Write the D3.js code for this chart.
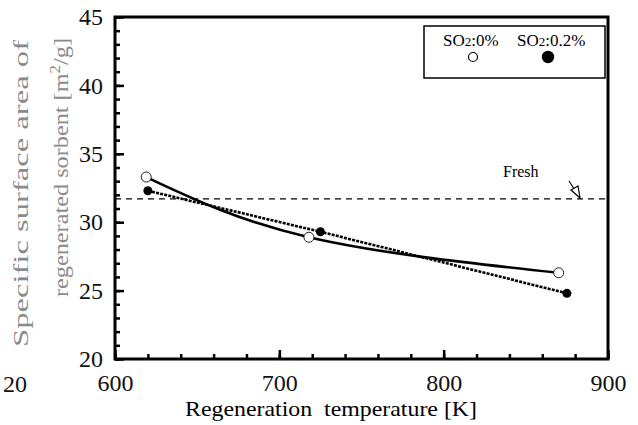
<!DOCTYPE html>
<html>
<head>
<meta charset="utf-8">
<script src="https://cdn.jsdelivr.net/npm/d3@7"></script>
<style>
  body { margin: 0; background: #fff; }
  svg { display: block; }
</style>
</head>
<body>
<div id="chart"></div>
<script>
// data
var tempNoSO2 = [619, 718, 870];
var areaNoSO2 = [33.3, 28.9, 26.3];
var tempSO2 = [620, 725, 875];
var areaSO2 = [32.3, 29.3, 24.8];
var freshArea = 31.7;
var xMajorTicks = [600, 700, 800, 900];
var yMajorTicks = [20, 25, 30, 35, 40, 45];

var svgWidth = 638, svgHeight = 425;
var margin = {top: 17, right: 30, bottom: 66, left: 115};
var chartWidth = svgWidth - margin.left - margin.right;   // 493
var chartHeight = svgHeight - margin.top - margin.bottom; // 342

var serif = "'Liberation Serif', Tinos, 'Times New Roman', Times, serif";

var svg = d3.select("#chart").append("svg")
  .attr("width", svgWidth)
  .attr("height", svgHeight);

var g = svg.append("g")
  .attr("transform", `translate(${margin.left}, ${margin.top})`);

var x = d3.scaleLinear().domain([600, 900]).range([0, chartWidth]);
var y = d3.scaleLinear().domain([20, 45]).range([chartHeight, 0]);

// minor ticks, pointing inside
var xMinor = g.append("g")
  .attr("transform", `translate(0, ${chartHeight})`)
  .call(d3.axisBottom(x).tickValues(d3.range(600, 901, 20)).tickSize(-5).tickFormat(""));
var yMinor = g.append("g")
  .call(d3.axisLeft(y).tickValues(d3.range(20, 46, 1)).tickSize(-5).tickFormat(""));

// major ticks with labels
var xAxis = g.append("g")
  .attr("transform", `translate(0, ${chartHeight})`)
  .call(d3.axisBottom(x).tickValues(xMajorTicks).tickSize(-9).tickPadding(15).tickFormat(d3.format("d")));
var yAxis = g.append("g")
  .call(d3.axisLeft(y).tickValues(yMajorTicks).tickSize(-9).tickPadding(12).tickFormat(d3.format("d")));

[xMinor, yMinor, xAxis, yAxis].forEach(function(a) {
  a.attr("font-family", null).attr("font-size", null);
  a.select(".domain").remove();
  a.selectAll("line").attr("stroke", "#000").attr("stroke-width", 2.5);
  a.selectAll("text").attr("font-size", 24).attr("fill", "#111");
});

// frame
g.append("rect")
  .attr("width", chartWidth)
  .attr("height", chartHeight)
  .attr("fill", "none")
  .attr("stroke", "#000")
  .attr("stroke-width", 3);

// fresh level
g.append("line")
  .attr("x1", 0).attr("x2", chartWidth)
  .attr("y1", y(freshArea)).attr("y2", y(freshArea))
  .attr("stroke", "#000")
  .attr("stroke-width", 1.2)
  .attr("stroke-dasharray", "6,5");

g.append("text")
  .attr("x", 388).attr("y", 160)
  .attr("font-size", 16)
  .text("Fresh");

// little arrow pointing to the dashed line
g.append("line")
  .attr("x1", 454).attr("y1", 164)
  .attr("x2", 463).attr("y2", 178)
  .attr("stroke", "#000").attr("stroke-width", 1.2);
g.append("path")
  .attr("d", "M465,181 L456,173 L463,169 Z")
  .attr("fill", "#fff").attr("stroke", "#000").attr("stroke-width", 1.2);

// series lines
var noSO2 = tempNoSO2.map(function(t, i) { return [t, areaNoSO2[i]]; });
var withSO2 = tempSO2.map(function(t, i) { return [t, areaSO2[i]]; });

g.append("path")
  .datum(noSO2)
  .attr("fill", "none")
  .attr("stroke", "#000")
  .attr("stroke-width", 2.6)
  .attr("d", d3.line().x(d => x(d[0])).y(d => y(d[1])).curve(d3.curveNatural));

g.append("path")
  .datum(withSO2)
  .attr("fill", "none")
  .attr("stroke", "#000")
  .attr("stroke-width", 2.6)
  .attr("stroke-dasharray", "3,1.2")
  .attr("d", d3.line().x(d => x(d[0])).y(d => y(d[1])));

// markers
g.selectAll(".open")
  .data(noSO2)
  .enter().append("circle")
  .attr("class", "open")
  .attr("cx", d => x(d[0])).attr("cy", d => y(d[1]))
  .attr("r", 5)
  .attr("fill", "#fff").attr("stroke", "#222").attr("stroke-width", 1);

g.selectAll(".filled")
  .data(withSO2)
  .enter().append("circle")
  .attr("class", "filled")
  .attr("cx", d => x(d[0])).attr("cy", d => y(d[1]))
  .attr("r", 4.5)
  .attr("fill", "#000");

// legend
var legend = svg.append("g");
legend.append("rect")
  .attr("x", 424).attr("y", 26)
  .attr("width", 181).attr("height", 52)
  .attr("fill", "#fff").attr("stroke", "#000").attr("stroke-width", 1.5);

var leg1 = legend.append("text").attr("x", 443).attr("y", 46).attr("font-size", 17);
leg1.append("tspan").text("SO");
leg1.append("tspan").attr("font-size", 13).text("2");
leg1.append("tspan").text(":0%");
legend.append("circle").attr("cx", 473).attr("cy", 57).attr("r", 4.5)
  .attr("fill", "#fff").attr("stroke", "#000").attr("stroke-width", 1.2);

var leg2 = legend.append("text").attr("x", 517).attr("y", 46).attr("font-size", 17);
leg2.append("tspan").text("SO");
leg2.append("tspan").attr("font-size", 13).text("2");
leg2.append("tspan").text(":0.2%");
legend.append("circle").attr("cx", 548).attr("cy", 57).attr("r", 6.2).attr("fill", "#000");

// x axis title
svg.append("text")
  .attr("x", 185).attr("y", 416)
  .attr("font-size", 21)
  .attr("textLength", 292)
  .attr("lengthAdjust", "spacingAndGlyphs")
  .text("Regeneration\u00a0\u00a0temperature [K]");

// y axis title, two grey stretched lines
svg.append("text")
  .attr("transform", "translate(28, 40) rotate(-90)")
  .attr("text-anchor", "end")
  .attr("font-size", 20)
  .attr("fill", "#8a8a8a")
  .attr("textLength", 307)
  .attr("lengthAdjust", "spacingAndGlyphs")
  .text("Specific surface area of");

var yl2 = svg.append("text")
  .attr("transform", "translate(68, 38) rotate(-90)")
  .attr("text-anchor", "end")
  .attr("font-size", 20)
  .attr("fill", "#8a8a8a")
  .attr("textLength", 259)
  .attr("lengthAdjust", "spacingAndGlyphs");
yl2.append("tspan").text("regenerated sorbent [m");
yl2.append("tspan").attr("dy", -8).attr("font-size", 14).text("2");
yl2.append("tspan").attr("dy", 8).text("/g]");

// stray label near the left edge of the picture
svg.append("text")
  .attr("x", 27).attr("y", 392)
  .attr("text-anchor", "end")
  .attr("font-size", 24)
  .attr("fill", "#111")
  .text("20");

// one serif face for every text
svg.selectAll("text").style("font-family", serif);
</script>
</body>
</html>
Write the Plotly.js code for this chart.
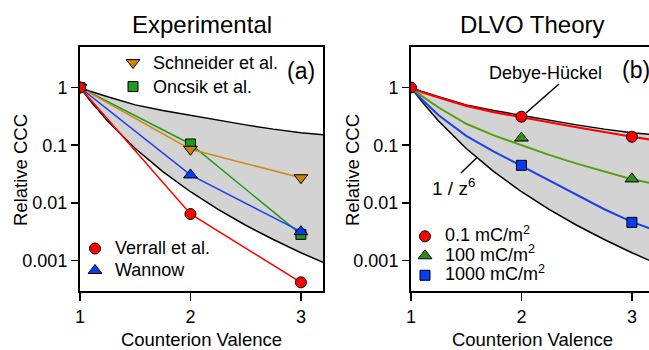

○ ○ ○ ○

• STATED PROBLEM
Output all of the data exactly as it stands, minus any images.

• THE RESULT
Write the D3.js code for this chart.
<!DOCTYPE html>
<html>
<head>
<meta charset="utf-8">
<script src="https://cdn.jsdelivr.net/npm/d3@7"></script>
<style>
  body { margin: 0; background: #fff; }
  svg { display: block; }
</style>
</head>
<body>
<div id="chart"></div>
<script>
// data
var tempNoSO2 = [619, 718, 870];
var areaNoSO2 = [33.3, 28.9, 26.3];
var tempSO2 = [620, 725, 875];
var areaSO2 = [32.3, 29.3, 24.8];
var freshArea = 31.7;
var xMajorTicks = [600, 700, 800, 900];
var yMajorTicks = [20, 25, 30, 35, 40, 45];

var svgWidth = 638, svgHeight = 425;
var margin = {top: 17, right: 30, bottom: 66, left: 115};
var chartWidth = svgWidth - margin.left - margin.right;   // 493
var chartHeight = svgHeight - margin.top - margin.bottom; // 342

var serif = "'Liberation Serif', Tinos, 'Times New Roman', Times, serif";

var svg = d3.select("#chart").append("svg")
  .attr("width", svgWidth)
  .attr("height", svgHeight);

var g = svg.append("g")
  .attr("transform", `translate(${margin.left}, ${margin.top})`);

var x = d3.scaleLinear().domain([600, 900]).range([0, chartWidth]);
var y = d3.scaleLinear().domain([20, 45]).range([chartHeight, 0]);

// minor ticks, pointing inside
var xMinor = g.append("g")
  .attr("transform", `translate(0, ${chartHeight})`)
  .call(d3.axisBottom(x).tickValues(d3.range(600, 901, 20)).tickSize(-5).tickFormat(""));
var yMinor = g.append("g")
  .call(d3.axisLeft(y).tickValues(d3.range(20, 46, 1)).tickSize(-5).tickFormat(""));

// major ticks with labels
var xAxis = g.append("g")
  .attr("transform", `translate(0, ${chartHeight})`)
  .call(d3.axisBottom(x).tickValues(xMajorTicks).tickSize(-9).tickPadding(15).tickFormat(d3.format("d")));
var yAxis = g.append("g")
  .call(d3.axisLeft(y).tickValues(yMajorTicks).tickSize(-9).tickPadding(12).tickFormat(d3.format("d")));

[xMinor, yMinor, xAxis, yAxis].forEach(function(a) {
  a.attr("font-family", null).attr("font-size", null);
  a.select(".domain").remove();
  a.selectAll("line").attr("stroke", "#000").attr("stroke-width", 2.5);
  a.selectAll("text").attr("font-size", 24).attr("fill", "#111");
});

// frame
g.append("rect")
  .attr("width", chartWidth)
  .attr("height", chartHeight)
  .attr("fill", "none")
  .attr("stroke", "#000")
  .attr("stroke-width", 3);

// fresh level
g.append("line")
  .attr("x1", 0).attr("x2", chartWidth)
  .attr("y1", y(freshArea)).attr("y2", y(freshArea))
  .attr("stroke", "#000")
  .attr("stroke-width", 1.2)
  .attr("stroke-dasharray", "6,5");

g.append("text")
  .attr("x", 388).attr("y", 160)
  .attr("font-size", 16)
  .text("Fresh");

// little arrow pointing to the dashed line
g.append("line")
  .attr("x1", 454).attr("y1", 164)
  .attr("x2", 463).attr("y2", 178)
  .attr("stroke", "#000").attr("stroke-width", 1.2);
g.append("path")
  .attr("d", "M465,181 L456,173 L463,169 Z")
  .attr("fill", "#fff").attr("stroke", "#000").attr("stroke-width", 1.2);

// series lines
var noSO2 = tempNoSO2.map(function(t, i) { return [t, areaNoSO2[i]]; });
var withSO2 = tempSO2.map(function(t, i) { return [t, areaSO2[i]]; });

g.append("path")
  .datum(noSO2)
  .attr("fill", "none")
  .attr("stroke", "#000")
  .attr("stroke-width", 2.6)
  .attr("d", d3.line().x(d => x(d[0])).y(d => y(d[1])).curve(d3.curveNatural));

g.append("path")
  .datum(withSO2)
  .attr("fill", "none")
  .attr("stroke", "#000")
  .attr("stroke-width", 2.6)
  .attr("stroke-dasharray", "3,1.2")
  .attr("d", d3.line().x(d => x(d[0])).y(d => y(d[1])));

// markers
g.selectAll(".open")
  .data(noSO2)
  .enter().append("circle")
  .attr("class", "open")
  .attr("cx", d => x(d[0])).attr("cy", d => y(d[1]))
  .attr("r", 5)
  .attr("fill", "#fff").attr("stroke", "#222").attr("stroke-width", 1);

g.selectAll(".filled")
  .data(withSO2)
  .enter().append("circle")
  .attr("class", "filled")
  .attr("cx", d => x(d[0])).attr("cy", d => y(d[1]))
  .attr("r", 4.5)
  .attr("fill", "#000");

// legend
var legend = svg.append("g");
legend.append("rect")
  .attr("x", 424).attr("y", 26)
  .attr("width", 181).attr("height", 52)
  .attr("fill", "#fff").attr("stroke", "#000").attr("stroke-width", 1.5);

var leg1 = legend.append("text").attr("x", 443).attr("y", 46).attr("font-size", 17);
leg1.append("tspan").text("SO");
leg1.append("tspan").attr("font-size", 13).text("2");
leg1.append("tspan").text(":0%");
legend.append("circle").attr("cx", 473).attr("cy", 57).attr("r", 4.5)
  .attr("fill", "#fff").attr("stroke", "#000").attr("stroke-width", 1.2);

var leg2 = legend.append("text").attr("x", 517).attr("y", 46).attr("font-size", 17);
leg2.append("tspan").text("SO");
leg2.append("tspan").attr("font-size", 13).text("2");
leg2.append("tspan").text(":0.2%");
legend.append("circle").attr("cx", 548).attr("cy", 57).attr("r", 6.2).attr("fill", "#000");

// x axis title
svg.append("text")
  .attr("x", 185).attr("y", 416)
  .attr("font-size", 21)
  .attr("textLength", 292)
  .attr("lengthAdjust", "spacingAndGlyphs")
  .text("Regeneration\u00a0\u00a0temperature [K]");

// y axis title, two grey stretched lines
svg.append("text")
  .attr("transform", "translate(28, 40) rotate(-90)")
  .attr("text-anchor", "end")
  .attr("font-size", 20)
  .attr("fill", "#8a8a8a")
  .attr("textLength", 307)
  .attr("lengthAdjust", "spacingAndGlyphs")
  .text("Specific surface area of");

var yl2 = svg.append("text")
  .attr("transform", "translate(68, 38) rotate(-90)")
  .attr("text-anchor", "end")
  .attr("font-size", 20)
  .attr("fill", "#8a8a8a")
  .attr("textLength", 259)
  .attr("lengthAdjust", "spacingAndGlyphs");
yl2.append("tspan").text("regenerated sorbent [m");
yl2.append("tspan").attr("dy", -8).attr("font-size", 14).text("2");
yl2.append("tspan").attr("dy", 8).text("/g]");

// stray label near the left edge of the picture
svg.append("text")
  .attr("x", 27).attr("y", 392)
  .attr("text-anchor", "end")
  .attr("font-size", 24)
  .attr("fill", "#111")
  .text("20");

// one serif face for every text
svg.selectAll("text").style("font-family", serif);
</script>
</body>
</html>
Write the Plotly.js code for this chart.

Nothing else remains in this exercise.